* _Prompt_: Leave out the pictures, then output the lines of the records below from the first through the one containing "pow_bo = [3620, 4080, 3880, 3840, 4200, 4050, 2060, 2300, 3480]".
● ● ● ● ● ● ●
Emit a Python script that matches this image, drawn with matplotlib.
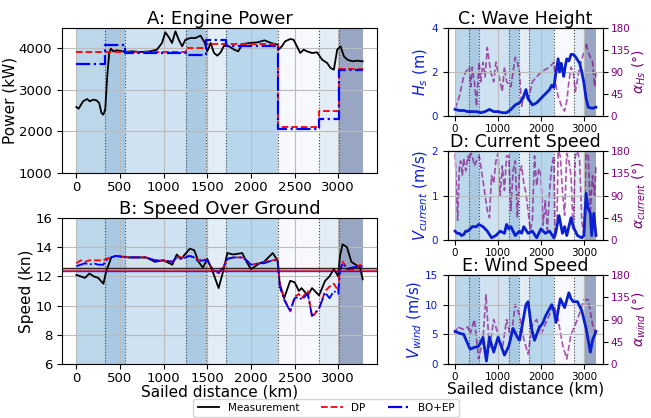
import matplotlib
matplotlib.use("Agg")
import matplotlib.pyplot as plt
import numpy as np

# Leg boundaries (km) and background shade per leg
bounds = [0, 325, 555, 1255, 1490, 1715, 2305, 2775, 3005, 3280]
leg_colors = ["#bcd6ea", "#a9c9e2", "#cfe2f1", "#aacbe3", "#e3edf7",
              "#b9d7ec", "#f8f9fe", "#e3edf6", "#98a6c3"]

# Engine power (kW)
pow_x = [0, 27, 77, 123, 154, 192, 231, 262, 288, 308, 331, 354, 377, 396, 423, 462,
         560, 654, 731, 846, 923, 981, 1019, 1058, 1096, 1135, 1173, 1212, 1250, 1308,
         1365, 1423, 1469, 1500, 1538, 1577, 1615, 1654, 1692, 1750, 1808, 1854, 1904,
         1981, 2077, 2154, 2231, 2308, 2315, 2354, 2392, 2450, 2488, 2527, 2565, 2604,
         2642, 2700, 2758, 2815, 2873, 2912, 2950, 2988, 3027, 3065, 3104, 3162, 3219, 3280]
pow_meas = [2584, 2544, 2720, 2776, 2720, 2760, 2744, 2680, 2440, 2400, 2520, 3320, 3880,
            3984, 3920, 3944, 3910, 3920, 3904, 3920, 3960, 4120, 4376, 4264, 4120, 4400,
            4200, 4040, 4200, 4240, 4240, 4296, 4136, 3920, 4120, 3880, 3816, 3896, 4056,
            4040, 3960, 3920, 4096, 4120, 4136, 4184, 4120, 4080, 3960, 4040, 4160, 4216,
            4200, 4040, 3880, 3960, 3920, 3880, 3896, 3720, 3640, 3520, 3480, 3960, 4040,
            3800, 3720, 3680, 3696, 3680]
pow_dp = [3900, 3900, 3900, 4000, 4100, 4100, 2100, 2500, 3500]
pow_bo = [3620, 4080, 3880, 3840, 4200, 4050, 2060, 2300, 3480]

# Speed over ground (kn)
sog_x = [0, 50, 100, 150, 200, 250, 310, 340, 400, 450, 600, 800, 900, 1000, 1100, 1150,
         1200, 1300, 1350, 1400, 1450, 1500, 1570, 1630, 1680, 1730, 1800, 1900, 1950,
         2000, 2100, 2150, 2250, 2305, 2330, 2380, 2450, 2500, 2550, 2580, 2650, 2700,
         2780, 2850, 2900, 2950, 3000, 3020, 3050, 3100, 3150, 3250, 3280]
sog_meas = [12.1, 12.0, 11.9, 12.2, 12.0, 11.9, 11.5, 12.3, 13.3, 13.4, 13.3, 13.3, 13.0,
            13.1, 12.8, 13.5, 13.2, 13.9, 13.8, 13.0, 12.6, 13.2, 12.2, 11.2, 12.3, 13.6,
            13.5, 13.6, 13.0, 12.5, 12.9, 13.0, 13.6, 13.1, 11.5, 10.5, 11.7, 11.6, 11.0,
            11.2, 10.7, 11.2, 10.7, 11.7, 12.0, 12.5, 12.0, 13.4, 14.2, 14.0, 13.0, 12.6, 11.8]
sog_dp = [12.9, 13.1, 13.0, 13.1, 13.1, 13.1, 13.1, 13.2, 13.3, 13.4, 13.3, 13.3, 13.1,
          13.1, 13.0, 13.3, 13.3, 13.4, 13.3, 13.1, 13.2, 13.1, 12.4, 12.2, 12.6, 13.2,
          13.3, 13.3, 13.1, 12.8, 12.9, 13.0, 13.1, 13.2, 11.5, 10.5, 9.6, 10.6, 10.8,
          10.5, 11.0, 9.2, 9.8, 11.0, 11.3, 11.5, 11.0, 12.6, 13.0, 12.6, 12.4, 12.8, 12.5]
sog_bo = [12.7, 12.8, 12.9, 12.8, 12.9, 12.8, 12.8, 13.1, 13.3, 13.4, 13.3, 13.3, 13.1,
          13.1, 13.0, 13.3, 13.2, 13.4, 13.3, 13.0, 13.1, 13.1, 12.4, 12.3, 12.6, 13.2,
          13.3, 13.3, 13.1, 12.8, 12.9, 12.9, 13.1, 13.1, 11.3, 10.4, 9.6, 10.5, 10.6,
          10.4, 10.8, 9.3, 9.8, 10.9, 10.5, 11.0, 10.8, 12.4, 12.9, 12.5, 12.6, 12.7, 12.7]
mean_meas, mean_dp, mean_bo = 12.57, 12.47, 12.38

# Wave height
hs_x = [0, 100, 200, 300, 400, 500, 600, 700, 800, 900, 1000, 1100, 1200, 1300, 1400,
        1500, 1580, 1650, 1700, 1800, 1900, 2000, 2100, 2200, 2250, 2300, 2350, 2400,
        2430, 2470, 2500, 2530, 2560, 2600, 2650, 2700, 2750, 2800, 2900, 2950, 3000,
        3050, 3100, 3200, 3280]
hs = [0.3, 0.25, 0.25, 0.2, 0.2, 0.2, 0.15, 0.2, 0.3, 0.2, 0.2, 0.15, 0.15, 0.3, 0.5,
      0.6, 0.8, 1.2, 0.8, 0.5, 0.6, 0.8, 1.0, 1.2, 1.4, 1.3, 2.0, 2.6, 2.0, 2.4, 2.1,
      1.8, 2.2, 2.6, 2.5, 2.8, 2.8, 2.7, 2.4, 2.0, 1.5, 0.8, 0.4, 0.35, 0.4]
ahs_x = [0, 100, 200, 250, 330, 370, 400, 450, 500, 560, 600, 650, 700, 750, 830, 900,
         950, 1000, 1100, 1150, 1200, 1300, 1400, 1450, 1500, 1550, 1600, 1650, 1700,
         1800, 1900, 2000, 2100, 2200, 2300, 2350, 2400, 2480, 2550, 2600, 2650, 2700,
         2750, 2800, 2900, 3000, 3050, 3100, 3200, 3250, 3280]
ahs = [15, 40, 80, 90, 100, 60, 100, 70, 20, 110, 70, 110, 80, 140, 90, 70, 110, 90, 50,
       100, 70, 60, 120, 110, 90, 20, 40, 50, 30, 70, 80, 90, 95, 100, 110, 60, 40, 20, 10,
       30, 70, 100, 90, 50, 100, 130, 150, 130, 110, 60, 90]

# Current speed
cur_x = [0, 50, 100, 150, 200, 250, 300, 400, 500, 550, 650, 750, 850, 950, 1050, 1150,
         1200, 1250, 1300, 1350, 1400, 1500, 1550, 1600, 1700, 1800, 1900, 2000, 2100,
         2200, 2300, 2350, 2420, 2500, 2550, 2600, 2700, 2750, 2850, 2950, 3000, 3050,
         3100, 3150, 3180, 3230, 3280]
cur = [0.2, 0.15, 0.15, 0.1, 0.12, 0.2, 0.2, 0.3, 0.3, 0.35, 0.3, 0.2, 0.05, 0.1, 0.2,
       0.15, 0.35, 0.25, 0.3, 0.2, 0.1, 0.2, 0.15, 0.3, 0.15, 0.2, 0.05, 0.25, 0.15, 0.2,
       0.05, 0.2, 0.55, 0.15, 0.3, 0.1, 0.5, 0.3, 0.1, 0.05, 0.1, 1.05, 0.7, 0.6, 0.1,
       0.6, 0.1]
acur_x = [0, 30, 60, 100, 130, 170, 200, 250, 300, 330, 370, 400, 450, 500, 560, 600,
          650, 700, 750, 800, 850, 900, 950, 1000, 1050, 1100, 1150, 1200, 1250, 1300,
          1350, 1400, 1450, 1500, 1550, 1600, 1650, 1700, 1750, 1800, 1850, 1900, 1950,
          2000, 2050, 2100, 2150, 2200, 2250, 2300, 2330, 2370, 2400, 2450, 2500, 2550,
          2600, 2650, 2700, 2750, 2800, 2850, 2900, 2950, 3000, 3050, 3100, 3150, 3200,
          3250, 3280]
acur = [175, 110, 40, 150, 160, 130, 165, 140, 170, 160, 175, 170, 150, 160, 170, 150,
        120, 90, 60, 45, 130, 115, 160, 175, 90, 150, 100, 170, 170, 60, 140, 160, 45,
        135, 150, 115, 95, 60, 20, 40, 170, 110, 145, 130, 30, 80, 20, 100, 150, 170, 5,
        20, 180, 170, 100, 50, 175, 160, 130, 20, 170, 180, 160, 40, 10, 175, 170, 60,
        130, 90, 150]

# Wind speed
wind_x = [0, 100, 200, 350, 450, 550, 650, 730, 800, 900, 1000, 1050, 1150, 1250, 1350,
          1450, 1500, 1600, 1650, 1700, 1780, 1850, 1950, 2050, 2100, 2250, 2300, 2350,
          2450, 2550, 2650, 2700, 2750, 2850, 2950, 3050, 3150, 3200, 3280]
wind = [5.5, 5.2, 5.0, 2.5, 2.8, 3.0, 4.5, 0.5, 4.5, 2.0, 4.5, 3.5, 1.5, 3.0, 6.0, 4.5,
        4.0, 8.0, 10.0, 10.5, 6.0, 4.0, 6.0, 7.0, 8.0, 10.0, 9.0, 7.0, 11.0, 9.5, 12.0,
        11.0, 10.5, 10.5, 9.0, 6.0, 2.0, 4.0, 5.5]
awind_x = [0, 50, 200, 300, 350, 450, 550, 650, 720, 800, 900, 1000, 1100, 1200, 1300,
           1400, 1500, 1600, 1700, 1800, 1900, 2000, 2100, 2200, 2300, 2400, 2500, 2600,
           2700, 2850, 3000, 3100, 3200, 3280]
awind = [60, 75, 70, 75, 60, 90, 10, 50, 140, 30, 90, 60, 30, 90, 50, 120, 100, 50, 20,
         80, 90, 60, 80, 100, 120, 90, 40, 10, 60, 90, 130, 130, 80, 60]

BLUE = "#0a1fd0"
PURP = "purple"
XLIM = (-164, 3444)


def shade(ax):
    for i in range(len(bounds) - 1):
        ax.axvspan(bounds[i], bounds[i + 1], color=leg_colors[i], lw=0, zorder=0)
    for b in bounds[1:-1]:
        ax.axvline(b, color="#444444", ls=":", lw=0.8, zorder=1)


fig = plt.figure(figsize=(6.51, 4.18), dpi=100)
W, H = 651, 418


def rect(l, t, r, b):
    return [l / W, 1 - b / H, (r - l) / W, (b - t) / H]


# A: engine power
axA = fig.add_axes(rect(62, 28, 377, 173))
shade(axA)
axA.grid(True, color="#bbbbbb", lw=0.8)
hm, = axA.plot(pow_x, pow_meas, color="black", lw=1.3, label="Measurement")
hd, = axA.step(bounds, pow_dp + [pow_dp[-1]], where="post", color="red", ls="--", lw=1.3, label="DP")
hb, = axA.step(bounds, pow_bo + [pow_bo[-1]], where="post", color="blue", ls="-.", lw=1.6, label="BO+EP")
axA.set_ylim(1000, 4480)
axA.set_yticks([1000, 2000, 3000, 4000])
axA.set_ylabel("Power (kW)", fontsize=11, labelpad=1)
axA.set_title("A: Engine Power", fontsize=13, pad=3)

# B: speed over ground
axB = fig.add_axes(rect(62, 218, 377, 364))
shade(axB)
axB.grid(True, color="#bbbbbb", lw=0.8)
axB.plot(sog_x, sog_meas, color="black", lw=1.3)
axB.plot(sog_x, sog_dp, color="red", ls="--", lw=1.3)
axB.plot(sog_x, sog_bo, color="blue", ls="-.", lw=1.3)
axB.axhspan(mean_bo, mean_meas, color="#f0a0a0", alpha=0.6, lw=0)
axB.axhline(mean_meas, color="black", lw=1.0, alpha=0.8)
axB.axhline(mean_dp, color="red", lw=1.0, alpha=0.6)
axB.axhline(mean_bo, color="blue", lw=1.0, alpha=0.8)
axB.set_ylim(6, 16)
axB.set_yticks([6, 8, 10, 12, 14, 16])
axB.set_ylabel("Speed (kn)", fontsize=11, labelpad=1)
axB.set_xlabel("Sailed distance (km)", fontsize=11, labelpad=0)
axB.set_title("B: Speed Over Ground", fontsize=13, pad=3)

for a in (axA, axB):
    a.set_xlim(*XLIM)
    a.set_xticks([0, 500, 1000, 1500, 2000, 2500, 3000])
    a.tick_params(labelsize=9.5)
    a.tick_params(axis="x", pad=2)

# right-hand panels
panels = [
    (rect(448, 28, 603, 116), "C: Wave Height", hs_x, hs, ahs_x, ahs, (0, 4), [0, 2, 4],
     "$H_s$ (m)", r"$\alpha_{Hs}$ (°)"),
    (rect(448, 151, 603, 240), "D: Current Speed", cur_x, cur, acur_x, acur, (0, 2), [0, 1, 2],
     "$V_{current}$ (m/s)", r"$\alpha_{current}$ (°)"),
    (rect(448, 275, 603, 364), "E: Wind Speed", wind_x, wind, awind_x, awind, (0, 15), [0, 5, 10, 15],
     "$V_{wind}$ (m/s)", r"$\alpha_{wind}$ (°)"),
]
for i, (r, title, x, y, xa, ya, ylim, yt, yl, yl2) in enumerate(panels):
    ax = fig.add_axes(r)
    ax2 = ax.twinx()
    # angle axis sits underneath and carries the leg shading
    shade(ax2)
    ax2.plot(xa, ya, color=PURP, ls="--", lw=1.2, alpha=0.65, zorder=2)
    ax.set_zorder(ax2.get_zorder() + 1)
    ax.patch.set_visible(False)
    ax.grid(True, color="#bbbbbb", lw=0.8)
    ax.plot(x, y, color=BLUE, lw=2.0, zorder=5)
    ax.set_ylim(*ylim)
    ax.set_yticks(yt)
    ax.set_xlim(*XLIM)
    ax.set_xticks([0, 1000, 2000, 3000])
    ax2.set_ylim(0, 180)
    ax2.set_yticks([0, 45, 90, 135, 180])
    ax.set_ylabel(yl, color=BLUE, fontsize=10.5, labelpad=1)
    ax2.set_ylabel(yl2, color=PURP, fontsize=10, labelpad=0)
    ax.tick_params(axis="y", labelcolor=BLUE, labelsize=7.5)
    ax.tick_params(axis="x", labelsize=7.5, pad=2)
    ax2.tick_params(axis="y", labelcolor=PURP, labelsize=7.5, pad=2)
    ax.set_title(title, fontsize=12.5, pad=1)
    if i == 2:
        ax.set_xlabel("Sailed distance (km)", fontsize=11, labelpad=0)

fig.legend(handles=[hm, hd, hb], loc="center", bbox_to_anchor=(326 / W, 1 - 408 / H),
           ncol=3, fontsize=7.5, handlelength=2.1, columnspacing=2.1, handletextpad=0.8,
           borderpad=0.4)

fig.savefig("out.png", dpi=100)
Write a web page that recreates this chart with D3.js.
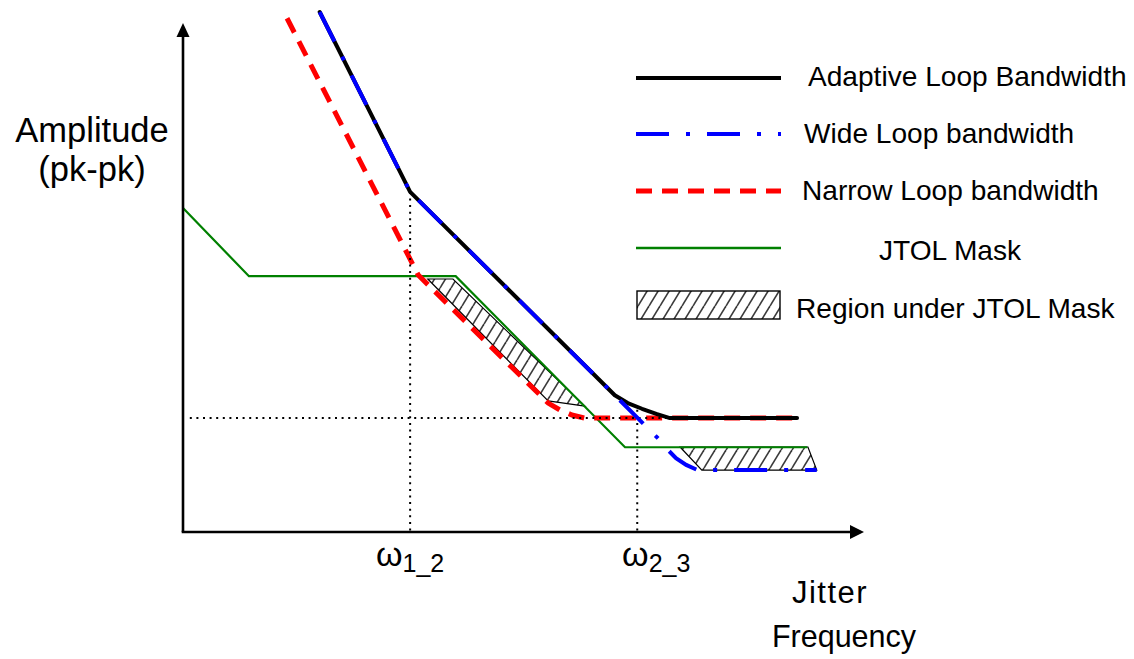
● ● ● ● ● ● ●
* _Task response_:
Emit a Python script that matches this image, drawn with matplotlib.
import matplotlib
matplotlib.use("Agg")
import matplotlib.pyplot as plt
import numpy as np

# Leg boundaries (km) and background shade per leg
bounds = [0, 325, 555, 1255, 1490, 1715, 2305, 2775, 3005, 3280]
leg_colors = ["#bcd6ea", "#a9c9e2", "#cfe2f1", "#aacbe3", "#e3edf7",
              "#b9d7ec", "#f8f9fe", "#e3edf6", "#98a6c3"]

# Engine power (kW)
pow_x = [0, 27, 77, 123, 154, 192, 231, 262, 288, 308, 331, 354, 377, 396, 423, 462,
         560, 654, 731, 846, 923, 981, 1019, 1058, 1096, 1135, 1173, 1212, 1250, 1308,
         1365, 1423, 1469, 1500, 1538, 1577, 1615, 1654, 1692, 1750, 1808, 1854, 1904,
         1981, 2077, 2154, 2231, 2308, 2315, 2354, 2392, 2450, 2488, 2527, 2565, 2604,
         2642, 2700, 2758, 2815, 2873, 2912, 2950, 2988, 3027, 3065, 3104, 3162, 3219, 3280]
pow_meas = [2584, 2544, 2720, 2776, 2720, 2760, 2744, 2680, 2440, 2400, 2520, 3320, 3880,
            3984, 3920, 3944, 3910, 3920, 3904, 3920, 3960, 4120, 4376, 4264, 4120, 4400,
            4200, 4040, 4200, 4240, 4240, 4296, 4136, 3920, 4120, 3880, 3816, 3896, 4056,
            4040, 3960, 3920, 4096, 4120, 4136, 4184, 4120, 4080, 3960, 4040, 4160, 4216,
            4200, 4040, 3880, 3960, 3920, 3880, 3896, 3720, 3640, 3520, 3480, 3960, 4040,
            3800, 3720, 3680, 3696, 3680]
pow_dp = [3900, 3900, 3900, 4000, 4100, 4100, 2100, 2500, 3500]
pow_bo = [3620, 4080, 3880, 3840, 4200, 4050, 2060, 2300, 3480]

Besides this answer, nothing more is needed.